→ **EXERCISE TASK**
Among the lines of the listing below, retype exactly those from the one containing "Write a Python" through the one containing "color='white', edgecolor=blue, linewidth=3.6)", both included. Do not include pictures.

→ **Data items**
[start]

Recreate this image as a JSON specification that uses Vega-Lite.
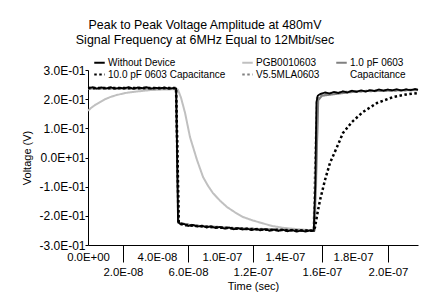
{
  "$schema": "https://vega.github.io/schema/vega-lite/v6.json",
  "width": 330,
  "height": 175,
  "autosize": "none",
  "padding": {"left": 88, "top": 70, "right": 18, "bottom": 56},
  "background": "white",
  "title": {
    "text": ["Peak to Peak Voltage Amplitude at 480mV", "Signal Frequency at 6MHz Equal to 12Mbit/sec"],
    "fontSize": 12.4, "fontWeight": "normal", "font": "Liberation Sans", "color": "black",
    "anchor": "middle", "dx": -48, "lineHeight": 15, "offset": 10
  },
  "datasets": {
    "wd": [
      {"t": 0, "v": 0.238}, {"t": 3, "v": 0.241}, {"t": 6, "v": 0.236}, {"t": 9, "v": 0.240}, {"t": 12, "v": 0.237},
      {"t": 15, "v": 0.241}, {"t": 18, "v": 0.236}, {"t": 21, "v": 0.239}, {"t": 24, "v": 0.237}, {"t": 27, "v": 0.241},
      {"t": 30, "v": 0.236}, {"t": 33, "v": 0.240}, {"t": 36, "v": 0.238}, {"t": 39, "v": 0.241}, {"t": 42, "v": 0.236},
      {"t": 45, "v": 0.239}, {"t": 48, "v": 0.237}, {"t": 51, "v": 0.240}, {"t": 54, "v": 0.236}, {"t": 57, "v": 0.238},
      {"t": 58.8, "v": 0.236}, {"t": 59.4, "v": 0.0}, {"t": 60, "v": -0.22}, {"t": 61, "v": -0.226}, {"t": 62, "v": -0.23},
      {"t": 64, "v": -0.228}, {"t": 67, "v": -0.235}, {"t": 70, "v": -0.231}, {"t": 73, "v": -0.237}, {"t": 76, "v": -0.234},
      {"t": 79, "v": -0.240}, {"t": 82, "v": -0.236}, {"t": 85, "v": -0.242}, {"t": 88, "v": -0.238}, {"t": 91, "v": -0.244},
      {"t": 94, "v": -0.240}, {"t": 97, "v": -0.246}, {"t": 100, "v": -0.242}, {"t": 103, "v": -0.247}, {"t": 106, "v": -0.244},
      {"t": 109, "v": -0.249}, {"t": 112, "v": -0.245}, {"t": 115, "v": -0.250}, {"t": 118, "v": -0.246}, {"t": 121, "v": -0.251},
      {"t": 124, "v": -0.247}, {"t": 127, "v": -0.252}, {"t": 130, "v": -0.248}, {"t": 133, "v": -0.253}, {"t": 136, "v": -0.249},
      {"t": 139, "v": -0.254}, {"t": 142, "v": -0.250}, {"t": 145, "v": -0.254}, {"t": 148, "v": -0.250}, {"t": 150.5, "v": -0.252},
      {"t": 151.5, "v": -0.1}, {"t": 152.3, "v": 0.19}, {"t": 153.2, "v": 0.212}, {"t": 155, "v": 0.218}, {"t": 158, "v": 0.223},
      {"t": 161, "v": 0.219}, {"t": 164, "v": 0.225}, {"t": 167, "v": 0.221}, {"t": 170, "v": 0.227}, {"t": 173, "v": 0.223},
      {"t": 176, "v": 0.229}, {"t": 179, "v": 0.225}, {"t": 182, "v": 0.230}, {"t": 185, "v": 0.226}, {"t": 188, "v": 0.231},
      {"t": 191, "v": 0.228}, {"t": 194, "v": 0.233}, {"t": 197, "v": 0.229}, {"t": 200, "v": 0.233}, {"t": 203, "v": 0.230},
      {"t": 206, "v": 0.234}, {"t": 209, "v": 0.230}, {"t": 212, "v": 0.234}, {"t": 215, "v": 0.231}, {"t": 218, "v": 0.235},
      {"t": 220, "v": 0.232}
    ],
    "c10": [
      {"t": 0, "v": 0.238}, {"t": 58.7, "v": 0.238}, {"t": 59.7, "v": 0.0}, {"t": 60.5, "v": -0.225}, {"t": 65, "v": -0.232},
      {"t": 80, "v": -0.238}, {"t": 100, "v": -0.244}, {"t": 120, "v": -0.248}, {"t": 150, "v": -0.251}, {"t": 151.3, "v": -0.24},
      {"t": 153, "v": -0.19}, {"t": 154.7, "v": -0.146}, {"t": 158, "v": -0.077}, {"t": 161.3, "v": -0.019}, {"t": 166, "v": 0.036},
      {"t": 170, "v": 0.084}, {"t": 176, "v": 0.122}, {"t": 183.3, "v": 0.156}, {"t": 192.7, "v": 0.187}, {"t": 203.3, "v": 0.207},
      {"t": 212, "v": 0.216}, {"t": 220, "v": 0.221}
    ],
    "pgb": [
      {"t": 0, "v": 0.16}, {"t": 2, "v": 0.17}, {"t": 5, "v": 0.181}, {"t": 8, "v": 0.19}, {"t": 11, "v": 0.199},
      {"t": 14.7, "v": 0.207}, {"t": 19, "v": 0.214}, {"t": 24.7, "v": 0.221}, {"t": 32, "v": 0.226}, {"t": 41.3, "v": 0.231},
      {"t": 50, "v": 0.233}, {"t": 58.7, "v": 0.234}, {"t": 60, "v": 0.232}, {"t": 62, "v": 0.205}, {"t": 64.7, "v": 0.153},
      {"t": 68, "v": 0.07}, {"t": 72.7, "v": -0.009}, {"t": 76.7, "v": -0.067}, {"t": 80, "v": -0.097}, {"t": 83.3, "v": -0.122},
      {"t": 88, "v": -0.148}, {"t": 92.7, "v": -0.170}, {"t": 98, "v": -0.188}, {"t": 103.3, "v": -0.204}, {"t": 110, "v": -0.216},
      {"t": 116.7, "v": -0.226}, {"t": 123, "v": -0.235}, {"t": 130, "v": -0.241}, {"t": 140, "v": -0.246}, {"t": 148, "v": -0.249},
      {"t": 151.3, "v": -0.249}, {"t": 152.3, "v": -0.05}, {"t": 153.3, "v": 0.197}, {"t": 156, "v": 0.211}, {"t": 161.3, "v": 0.221},
      {"t": 170, "v": 0.225}, {"t": 181.3, "v": 0.228}, {"t": 200, "v": 0.23}, {"t": 220, "v": 0.231}
    ],
    "c1": [
      {"t": 0, "v": 0.237}, {"t": 58.7, "v": 0.237}, {"t": 59.5, "v": 0.0}, {"t": 60.3, "v": -0.224}, {"t": 70, "v": -0.233},
      {"t": 100, "v": -0.243}, {"t": 150.5, "v": -0.251}, {"t": 151.8, "v": -0.1}, {"t": 153.5, "v": 0.197}, {"t": 156, "v": 0.212},
      {"t": 180, "v": 0.227}, {"t": 220, "v": 0.232}
    ],
    "v55": [
      {"t": 0, "v": 0.237}, {"t": 58.7, "v": 0.237}, {"t": 59.5, "v": 0.0}, {"t": 60.3, "v": -0.224}, {"t": 70, "v": -0.233},
      {"t": 100, "v": -0.243}, {"t": 150.5, "v": -0.251}, {"t": 151.6, "v": 0.0}, {"t": 152.8, "v": 0.205}, {"t": 156, "v": 0.219},
      {"t": 180, "v": 0.227}, {"t": 220, "v": 0.232}
    ]
  },
  "encoding": {
    "x": {
      "field": "t", "type": "quantitative",
      "scale": {"domain": [0, 220], "nice": false, "zero": false},
      "axis": {
        "title": "Time (sec)", "titleFontSize": 11, "titlePadding": 3,
        "values": [0, 23.3, 46, 66.7, 89.3, 110, 131.3, 156, 176.7, 200],
        "labelExpr": "[['0.0E+00'],['','2.0E-08'],['4.0E-08'],['','6.0E-08'],['1.0E-07'],['','1.2E-07'],['1.4E-07'],['','1.6E-07'],['1.8E-07'],['','2.0E-07']][indexof([0, 23.3, 46, 66.7, 89.3, 110, 131.3, 156, 176.7, 200], datum.value)]",
        "labelFontSize": 11.4, "labelLineHeight": 15, "labelOverlap": false, "labelFlush": false, "labelBound": false,
        "tickSize": 17, "labelPadding": -10.5,
        "tickOpacity": {"condition": {"test": "indexof([23.3, 66.7, 110, 156, 200], datum.value) >= 0", "value": 1}, "value": 0}
      }
    },
    "y": {
      "field": "v", "type": "quantitative",
      "scale": {"domain": [-0.3, 0.3], "nice": false, "zero": false},
      "axis": {
        "title": "Voltage (V)", "titleFontSize": 11, "titlePadding": 6,
        "values": [-0.3, -0.2, -0.1, 0, 0.1, 0.2, 0.3],
        "labelExpr": "['-3.0E-01','-2.0E-01','-1.0E-01','0.0E+01','1.0E-01','2.0E-01','3.0E-01'][round(datum.value*10)+3]",
        "labelFontSize": 12, "tickSize": 3, "labelPadding": 0, "labelOverlap": false, "labelBound": false, "labelFlush": false
      }
    },
    "color": {
      "field": "s", "type": "nominal",
      "scale": {
        "domain": ["Without Device", "10.0 pF 0603 Capacitance", "PGB0010603", "V5.5MLA0603", "1.0 pF 0603 Capacitance", "(Capacitance)"],
        "range": ["#000000", "#000000", "#c0c0c0", "#808080", "#808080", "rgba(255,255,255,0)"]
      },
      "legend": {"title": null, "orient": "none", "legendX": 5, "legendY": -14, "columns": 3,
        "labelExpr": "datum.label == '1.0 pF 0603 Capacitance' ? '1.0 pF 0603' : datum.label == '(Capacitance)' ? 'Capacitance' : datum.label"}
    },
    "strokeDash": {
      "field": "s", "type": "nominal",
      "scale": {
        "domain": ["Without Device", "10.0 pF 0603 Capacitance", "PGB0010603", "V5.5MLA0603", "1.0 pF 0603 Capacitance", "(Capacitance)"],
        "range": [[1, 0], [2.5, 2.5], [1, 0], [2.5, 2.5], [1, 0], [1, 0]]
      },
      "legend": {"title": null, "orient": "none", "legendX": 5, "legendY": -14, "columns": 3,
        "labelExpr": "datum.label == '1.0 pF 0603 Capacitance' ? '1.0 pF 0603' : datum.label == '(Capacitance)' ? 'Capacitance' : datum.label"}
    }
  },
  "layer": [
    {"data": {"name": "pgb"}, "transform": [{"calculate": "'PGB0010603'", "as": "s"}], "mark": {"type": "line", "strokeWidth": 2}},
    {"data": {"name": "c1"}, "transform": [{"calculate": "'1.0 pF 0603 Capacitance'", "as": "s"}], "mark": {"type": "line", "strokeWidth": 2}},
    {"data": {"name": "v55"}, "transform": [{"calculate": "'V5.5MLA0603'", "as": "s"}], "mark": {"type": "line", "strokeWidth": 2.5}},
    {"data": {"name": "c10"}, "transform": [{"calculate": "'10.0 pF 0603 Capacitance'", "as": "s"}], "mark": {"type": "line", "strokeWidth": 2.5}},
    {"data": {"name": "wd"}, "transform": [{"calculate": "'Without Device'", "as": "s"}], "mark": {"type": "line", "strokeWidth": 1.8}}
  ],
  "config": {
    "font": "Liberation Sans",
    "view": {"stroke": null},
    "title": {"lineHeight": 15},
    "axis": {"grid": false, "domainColor": "black", "tickColor": "black", "labelColor": "black", "titleColor": "black",
      "titleFontWeight": "normal", "labelFont": "Liberation Sans", "titleFont": "Liberation Sans"},
    "legend": {"labelFont": "Liberation Sans", "labelFontSize": 10, "labelColor": "black", "symbolType": "stroke",
      "symbolSize": 110, "symbolStrokeWidth": 2, "labelOffset": 2, "columnPadding": 12, "rowPadding": 0, "padding": 0,
      "symbolOffset": 0, "labelLimit": 300}
  }
}
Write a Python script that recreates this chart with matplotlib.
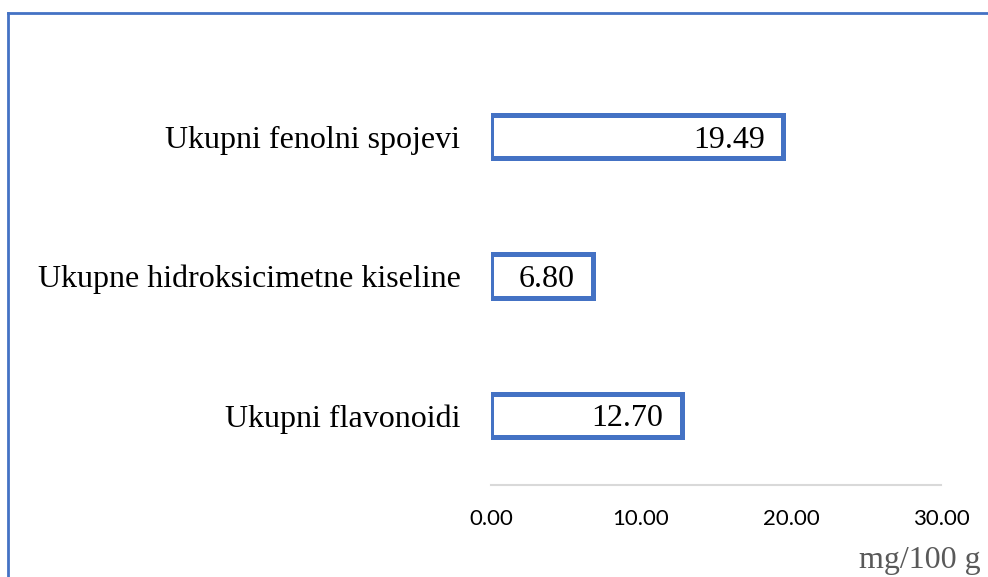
import matplotlib
matplotlib.use('Agg')
import matplotlib.pyplot as plt
from matplotlib.lines import Line2D

categories = ['Ukupni flavonoidi', 'Ukupne hidroksicimetne kiseline', 'Ukupni fenolni spojevi']
values = [12.70, 6.80, 19.49]
xticks = [0, 10, 20, 30]
unit_label = 'mg/100 g'

blue = '#4472C4'
serif = 'Liberation Serif'

fig = plt.figure(figsize=(9.88, 5.77), dpi=100)
ax = fig.add_axes([491 / 988, 1 - 485 / 577, 450 / 988, (485 - 67) / 577])

ypos = list(range(len(categories)))
bars = ax.barh(ypos, values, height=0.31, color='white', edgecolor=blue, linewidth=3.6)

for y, v in zip(ypos, values):
    ax.annotate(f'{v:.2f}', xy=(v, y), xytext=(-13, 0), textcoords='offset points',
                ha='right', va='center_baseline', fontsize=23, family=serif, color='black')

ax.set_xlim(0, 30)
ax.set_ylim(-0.5, len(categories) - 0.5)
ax.set_xticks(xticks)
ax.set_xticklabels([f'{t:.2f}' for t in xticks], fontsize=16, family='Lato', color='black')
ax.set_yticks(ypos)
ax.set_yticklabels(categories, fontsize=23, family=serif, color='black')
ax.tick_params(axis='x', length=0, pad=17)
ax.tick_params(axis='y', length=0, pad=22)

for side in ['top', 'right', 'left']:
    ax.spines[side].set_visible(False)
ax.spines['bottom'].set_color('#d9d9d9')
ax.spines['bottom'].set_linewidth(1.5)

fig.text(981 / 988, 2 / 577, unit_label, ha='right', va='bottom',
         fontsize=23, family=serif, color='#595959')

# outer chart border (only left and top visible)
bx, by = 7.5 / 988, 1 - 12.5 / 577
fig.add_artist(Line2D([bx, bx], [0, by], color=blue, linewidth=2, transform=fig.transFigure))
fig.add_artist(Line2D([bx, 1], [by, by], color=blue, linewidth=2, transform=fig.transFigure))

fig.savefig('out.png', dpi=100, facecolor='white')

[end]

→ **SOLUTION TO THIS EXERCISE**
Write a Python script that recreates this chart with matplotlib.
import matplotlib
matplotlib.use('Agg')
import matplotlib.pyplot as plt
from matplotlib.lines import Line2D

categories = ['Ukupni flavonoidi', 'Ukupne hidroksicimetne kiseline', 'Ukupni fenolni spojevi']
values = [12.70, 6.80, 19.49]
xticks = [0, 10, 20, 30]
unit_label = 'mg/100 g'

blue = '#4472C4'
serif = 'Liberation Serif'

fig = plt.figure(figsize=(9.88, 5.77), dpi=100)
ax = fig.add_axes([491 / 988, 1 - 485 / 577, 450 / 988, (485 - 67) / 577])

ypos = list(range(len(categories)))
bars = ax.barh(ypos, values, height=0.31, color='white', edgecolor=blue, linewidth=3.6)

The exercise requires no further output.